Friday, December 16, 2011

The cat and the cutie

kw: book reviews, mysteries, animal fiction

The prospect of a quarter million dollars' worth of vintage Barbie dolls going up in flames is rather daunting. It makes for a fitting climax to the current adventures of Temple Barr, PR maven and part-time (usually amateur) private investigator, and Midnight Louie, her black tomcat. The twenty-third Midnight Louie book is Cat in a Vegas Gold Vendetta by Carole Nelson Douglas. In this one, Ms Barr is actually hired as a PI, and clearing up one mystery unlocks a couple of others.

The mean streets of Las Vegas are no fitting environment when you are a petite five-foot-nothing, but in addition to Louie, Ms Barr has a current and a former fiancé (Matt and Max, respectively), and the six-foot policewoman C. R. Molina looking out for her. In spite of all that backup, she winds up facing a serial killer called BDK, for Barbie Doll Killer, alone.

The series is noted for complex plots and driving narrative. The books are hard to read in the day-to-day way to which I am accustomed; they demand to be read at a sitting. Well, one does what one must.
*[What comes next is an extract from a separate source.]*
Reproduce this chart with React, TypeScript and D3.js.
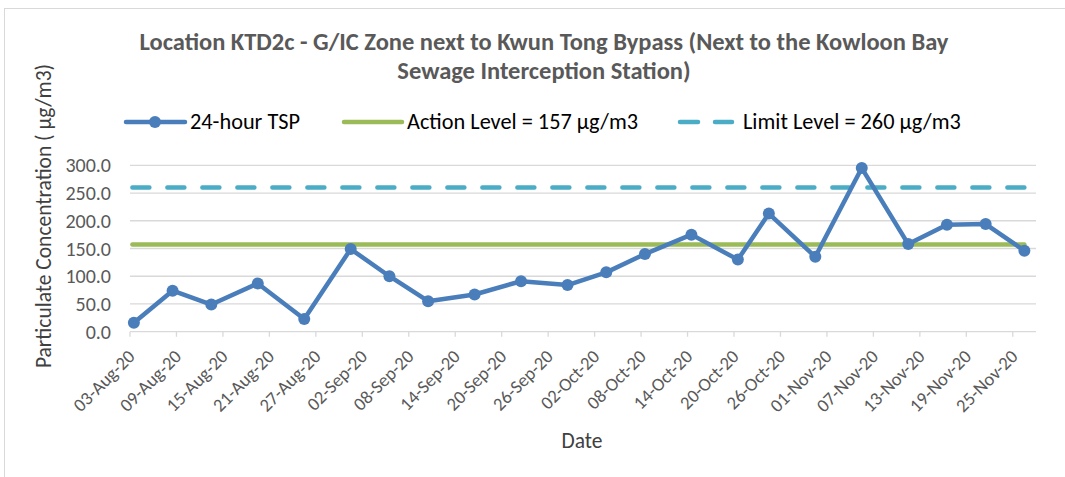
import React from "react";
import * as d3 from "d3";

const dates = [
  "2020-08-03", "2020-08-08", "2020-08-13", "2020-08-19", "2020-08-25", "2020-08-31",
  "2020-09-05", "2020-09-10", "2020-09-16", "2020-09-22", "2020-09-28", "2020-10-03",
  "2020-10-08", "2020-10-14", "2020-10-20", "2020-10-24", "2020-10-30", "2020-11-05",
  "2020-11-11", "2020-11-16", "2020-11-21", "2020-11-26",
];
const tsp = [16, 74, 49, 87, 23, 149, 100, 55, 67, 91, 84, 107, 140, 175, 130, 213, 135, 295, 158, 193, 194, 146];
const actionLevel = 157;
const limitLevel = 260;
const yTicks = [0, 50, 100, 150, 200, 250, 300];
const tickDates = [
  "2020-08-03", "2020-08-09", "2020-08-15", "2020-08-21", "2020-08-27", "2020-09-02",
  "2020-09-08", "2020-09-14", "2020-09-20", "2020-09-26", "2020-10-02", "2020-10-08",
  "2020-10-14", "2020-10-20", "2020-10-26", "2020-11-01", "2020-11-07", "2020-11-13",
  "2020-11-19", "2020-11-25",
];

const parse = (s: string) => {
  const [y, m, d] = s.split("-").map(Number);
  return new Date(Date.UTC(y, m - 1, d));
};
const fmt = d3.utcFormat("%d-%b-%y");
const DAY = 86400000;

export default function App() {
  const W = 1065, H = 477;
  const left = 130, right = 1036, top = 165.3, bottom = 331.7;
  const x = d3.scaleUtc().domain([parse("2020-08-03"), parse("2020-11-28")]).range([left, right]);
  const y = d3.scaleLinear().domain([0, 300]).range([bottom, top]);
  const px = (s: string) => x(new Date(parse(s).getTime() + DAY / 2));

  const pts: [number, number][] = dates.map((d, i) => [px(d), y(tsp[i])]);
  const line = d3.line();
  const x0 = px(dates[0]);
  const x1 = px(dates[dates.length - 1]);
  const font = "Carlito, Calibri, Lato, 'Open Sans', sans-serif";

  return (
    <svg width={W} height={H} style={{ position: "absolute", left: 0, top: 0, fontFamily: font }}>
      <rect x={4.5} y={8.5} width={1080} height={500} fill="#fff" stroke="#d9d9d9" />
      <text x={544} y={50} textAnchor="middle" fontSize={24.5} fontWeight="bold" fill="#595959">
        Location KTD2c - G/IC Zone next to Kwun Tong Bypass (Next to the Kowloon Bay
      </text>
      <text x={544} y={79} textAnchor="middle" fontSize={24.5} fontWeight="bold" fill="#595959">
        Sewage Interception Station)
      </text>

      {/* legend */}
      <g>
        <line x1={126} x2={185} y1={122} y2={122} stroke="#4a7ebb" strokeWidth={4.5} strokeLinecap="round" />
        <circle cx={155} cy={122} r={6} fill="#4a7ebb" />
        <text x={190} y={128.5} fontSize={22.3} fill="#000">24-hour TSP</text>
        <line x1={344} x2={402} y1={122} y2={122} stroke="#9bbb59" strokeWidth={4.5} strokeLinecap="round" />
        <text x={407} y={128.5} fontSize={22.3} fill="#000">Action Level = 157 µg/m3</text>
        <line x1={680} x2={698} y1={122} y2={122} stroke="#4bacc6" strokeWidth={4.5} strokeLinecap="round" />
        <line x1={715} x2={732} y1={122} y2={122} stroke="#4bacc6" strokeWidth={4.5} strokeLinecap="round" />
        <text x={743} y={128.5} fontSize={22.3} fill="#000">Limit Level = 260 µg/m3</text>
      </g>

      {/* gridlines */}
      {yTicks.map((t) => (
        <g key={t}>
          <line x1={left} x2={right} y1={y(t)} y2={y(t)} stroke="#d9d9d9" strokeWidth={1.3} />
          <text x={111} y={y(t) + 7} textAnchor="end" fontSize={20} fill="#595959">
            {t.toFixed(1)}
          </text>
        </g>
      ))}

      {/* x ticks */}
      {tickDates.map((s) => {
        const tx = x(parse(s));
        return (
          <g key={s}>
            <line x1={tx} x2={tx} y1={bottom} y2={bottom + 5} stroke="#d9d9d9" strokeWidth={1.3} />
            <text
              transform={`translate(${tx + 6},${bottom + 26}) rotate(-45)`}
              textAnchor="end"
              fontSize={18.5}
              fill="#595959"
            >
              {fmt(parse(s))}
            </text>
          </g>
        );
      })}

      <text x={582} y={448} textAnchor="middle" fontSize={21.5} fill="#404040">Date</text>
      <text transform={`translate(51,216) rotate(-90)`} textAnchor="middle" fontSize={21.5} fill="#404040">
        Particulate Concentration ( µg/m3)
      </text>

      {/* limit lines */}
      <line x1={x0 - 1.5} x2={x1} y1={y(limitLevel)} y2={y(limitLevel)} stroke="#4bacc6" strokeWidth={4.5}
        strokeDasharray="17 18" strokeLinecap="round" />
      <line x1={x0 - 1.5} x2={x1} y1={y(actionLevel)} y2={y(actionLevel)} stroke="#9bbb59" strokeWidth={4.5}
        strokeLinecap="round" />

      <path d={line(pts) || ""} fill="none" stroke="#4a7ebb" strokeWidth={4.5} strokeLinejoin="round" />
      {pts.map((p, i) => (
        <circle key={i} cx={p[0]} cy={p[1]} r={6} fill="#4a7ebb" />
      ))}
    </svg>
  );
}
I found myself comparing this series with my other favorite cat-mystery series, the Cat Who series by Lillian Jackson Braun (who passed away in June at the age of 97 and eleven months). Ms Braun's feline protagonist is Koko, a Siamese.
  • Louie narrates about every fourth chapter. Koko maintains catly dignified silence.
  • Louie knows what he is doing. Koko is an enigma; is he psychic as his owner sometimes thinks, or is he just doing ordinary catly things that are interpreted in all-too-human ways?
  • Ms Barr is clearly and explicitly active sexually, though she is serially monogamous. Koko's owner, James Qwilleran, has a romance going on in some of the novels, but its extent is kept mysterious.
  • Though in the crisis of each novel, Ms Barr is usually on her own, at least for critical moments, she is usually very social. Mr. Qwilleran tends to operate solo much more of the time.
  • The Louie novels have more sub-plots going on than the Cat Who novels.
As much as I enjoyed reading the book, it is too easy to give it all away (I already committed one partial spoiler). I'll content myself with reporting that the writing is solid, particularly the characterization and scene-setting.

A side element of the book is the issue of elderly persons with pets, who want to provide for them after their own demise. This is harder than you might imagine, and a closing epilog by the author gives good information on how to go about it.